■ OBJECTIVE
Tally the lines containing the word "matplotlib", and report the tally alone.

Stored items from a collection
* Begin *

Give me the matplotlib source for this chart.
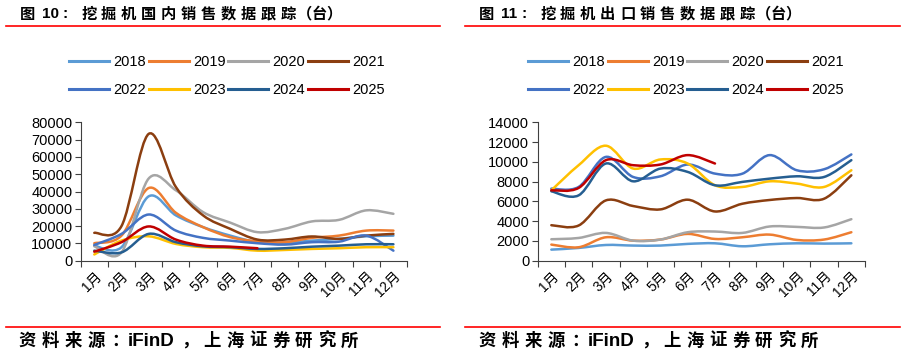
import matplotlib
matplotlib.use('Agg')

import matplotlib.pyplot as plt
import numpy as np
from matplotlib.path import Path
from matplotlib.patches import PathPatch
from matplotlib.lines import Line2D

plt.rcParams['font.family'] = ['Liberation Sans', 'Noto Sans CJK SC', 'DejaVu Sans']

# dados
meses = ['1月', '2月', '3月', '4月', '5月', '6月', '7月', '8月', '9月', '10月', '11月', '12月']
anos = ['2018', '2019', '2020', '2021', '2022', '2023', '2024', '2025']
cores = ['#5B9BD5', '#ED7D31', '#A5A5A5', '#8B3E10', '#4472C4', '#FFC000', '#255E91', '#C00000']

# 国内 (台)
dom_2018 = [8700, 7800, 37200, 26200, 19400, 14500, 10700, 10300, 11600, 12600, 14100, 14500]
dom_2019 = [10100, 14500, 42000, 27700, 19400, 13600, 11200, 10700, 13200, 14500, 17400, 17400]
dom_2020 = [8300, 4800, 47500, 40700, 28100, 22000, 16500, 18400, 22700, 23600, 29100, 27100]
dom_2021 = [16100, 20000, 73300, 42600, 26200, 18400, 12200, 12200, 14000, 12600, 14500, 15500]
dom_2022 = [9100, 15500, 26700, 17400, 13200, 11600, 10100, 9300, 10700, 11000, 14500, 5800]
dom_2023 = [3600, 11600, 14100, 9700, 7800, 7400, 5800, 6200, 6800, 7200, 7800, 7800]
dom_2024 = [5800, 4800, 15500, 10700, 8300, 7800, 6800, 7200, 8100, 8700, 9500, 9500]
dom_2025 = [5200, 10700, 19800, 12200, 8700, 8100, 7200]

# 出口 (台)
exp_2018 = [1120, 1290, 1590, 1530, 1530, 1700, 1760, 1460, 1660, 1760, 1730, 1760]
exp_2019 = [1630, 1360, 2370, 2030, 2140, 2710, 2200, 2370, 2640, 2100, 2140, 2880]
exp_2020 = [2170, 2300, 2810, 2030, 2140, 2880, 2950, 2810, 3460, 3420, 3360, 4200]
exp_2021 = [3590, 3560, 6100, 5530, 5190, 6170, 4980, 5760, 6140, 6340, 6270, 8640]
exp_2022 = [7290, 7460, 10500, 8470, 8540, 9730, 8810, 8800, 10680, 9150, 9250, 10750]
exp_2023 = [7120, 9660, 11630, 9320, 10240, 9830, 7630, 7460, 8030, 7800, 7460, 9150]
exp_2024 = [7020, 6610, 9830, 8030, 9320, 8980, 7630, 7970, 8300, 8540, 8470, 10170]
exp_2025 = [7120, 7360, 10170, 9660, 9730, 10680, 9830]

domestico = [dom_2018, dom_2019, dom_2020, dom_2021, dom_2022, dom_2023, dom_2024, dom_2025]
exportacao = [exp_2018, exp_2019, exp_2020, exp_2021, exp_2022, exp_2023, exp_2024, exp_2025]


def curva_suave(xs, ys):
    # linha suavizada tipo Excel (bezier pelos pontos)
    pts = np.column_stack([xs, ys]).astype(float)
    n = len(pts)
    verts = [pts[0]]
    codes = [Path.MOVETO]
    for i in range(n - 1):
        p0 = pts[i - 1] if i > 0 else pts[i]
        p1 = pts[i]
        p2 = pts[i + 1]
        p3 = pts[i + 2] if i + 2 < n else pts[i + 1]
        verts += [p1 + (p2 - p0) / 6, p2 - (p3 - p1) / 6, p2]
        codes += [Path.CURVE4] * 3
    return Path(verts, codes)


W, H = 905, 356
fig = plt.figure(figsize=(W / 100, H / 100), dpi=100)


def grafico(rect, series, ymax, ystep):
    ax = fig.add_axes(rect)
    for vals, cor in zip(series, cores):
        xs = np.arange(len(vals)) + 0.5
        ax.add_patch(PathPatch(curva_suave(xs, vals), fill=False, edgecolor=cor,
                               lw=1.8, capstyle='round', joinstyle='round'))
    ax.set_xlim(0, 12)
    ax.set_ylim(0, ymax)
    ax.set_yticks(np.arange(0, ymax + 1, ystep))
    ax.set_xticks(np.arange(0, 13))
    ax.set_xticklabels([])
    ax.set_xticks(np.arange(12) + 0.5, minor=True)
    ax.set_xticklabels(meses, minor=True, rotation=45, ha='right', va='top',
                       rotation_mode='anchor', fontsize=10)
    ax.tick_params(axis='x', which='minor', length=0, pad=6)
    ax.tick_params(axis='x', which='major', length=4, color='#404040')
    ax.tick_params(axis='y', length=4, color='#404040', labelsize=10.5, pad=2)
    for s in ['top', 'right']:
        ax.spines[s].set_visible(False)
    for s in ['left', 'bottom']:
        ax.spines[s].set_color('#404040')
    return ax


ax1 = grafico([80.7 / W, 1 - 260.7 / H, 326.3 / W, 138.4 / H], domestico, 80000, 10000)
ax2 = grafico([537.7 / W, 1 - 260.7 / H, 327.3 / W, 138.4 / H], exportacao, 14000, 2000)

# legenda preenchida por linhas
ordem = [0, 4, 1, 5, 2, 6, 3, 7]
handles = [Line2D([], [], color=cores[i], lw=2.2) for i in ordem]
labels = [anos[i] for i in ordem]
for cx in [227 / W, 686 / W]:
    fig.legend(handles, labels, loc='center', bbox_to_anchor=(cx, 1 - 76 / H), ncol=4,
               frameon=False, fontsize=10.5, handlelength=2.74, handletextpad=0.3,
               columnspacing=0.17, labelspacing=0.95)


# titulos
def titulo(x0, num, texto):
    y = 1 - 13.5 / H
    fig.text(x0 / W, y, '图', fontsize=11, fontweight='bold', va='center',
             family=['Noto Sans CJK SC'])
    fig.text((x0 + 22) / W, y, num, fontsize=11, fontweight='bold', va='center')
    fig.text((x0 + 42) / W, y, ':', fontsize=11, fontweight='bold', va='center')
    xs = [x0 + 61 + 20 * i for i in range(11)] + [x0 + 277, x0 + 292, x0 + 306]
    for ch, x in zip(texto, xs):
        fig.text(x / W, y, ch, fontsize=11, fontweight='bold', va='center',
                 family=['Noto Sans CJK SC'])


titulo(20, '10', '挖掘机国内销售数据跟踪（台）')
titulo(479, '11', '挖掘机出口销售数据跟踪（台）')

# linhas vermelhas
for xa, xb in [(6, 440), (465, 900)]:
    fig.add_artist(Line2D([xa / W, xb / W], [1 - 26 / H] * 2, color='#FF0000', lw=1.2))
    fig.add_artist(Line2D([xa / W, xb / W], [1 - 327 / H] * 2, color='#FF0000', lw=1.2))


# fonte
def fonte(x0):
    y = 1 - 341 / H
    for i, ch in enumerate('资料来源：'):
        fig.text((x0 + 23.3 * i) / W, y, ch, fontsize=12.5, fontweight='bold', va='center',
                 family=['Noto Sans CJK SC'])
    fig.text((x0 + 110) / W, y, 'iFinD', fontsize=13.5, fontweight='bold', va='center')
    fig.text((x0 + 163) / W, y, '，', fontsize=12.5, fontweight='bold', va='center',
             family=['Noto Sans CJK SC'])
    for i, ch in enumerate('上海证券研究所'):
        fig.text((x0 + 185 + 23 * i) / W, y, ch, fontsize=12.5, fontweight='bold',
                 va='center', family=['Noto Sans CJK SC'])


fonte(18)
fonte(478)

fig.savefig('out.png', dpi=100)
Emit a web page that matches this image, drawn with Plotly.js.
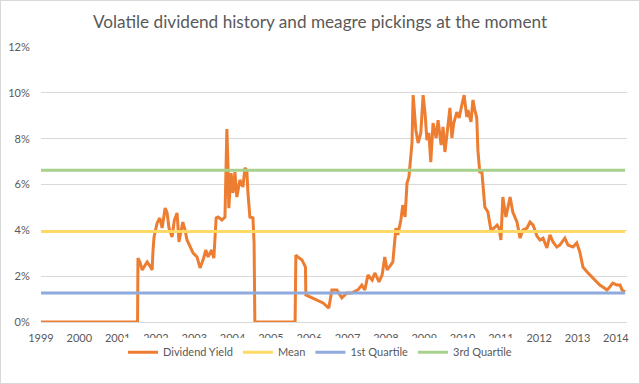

* End *

■ RESPONSE TO THE EXERCISE
7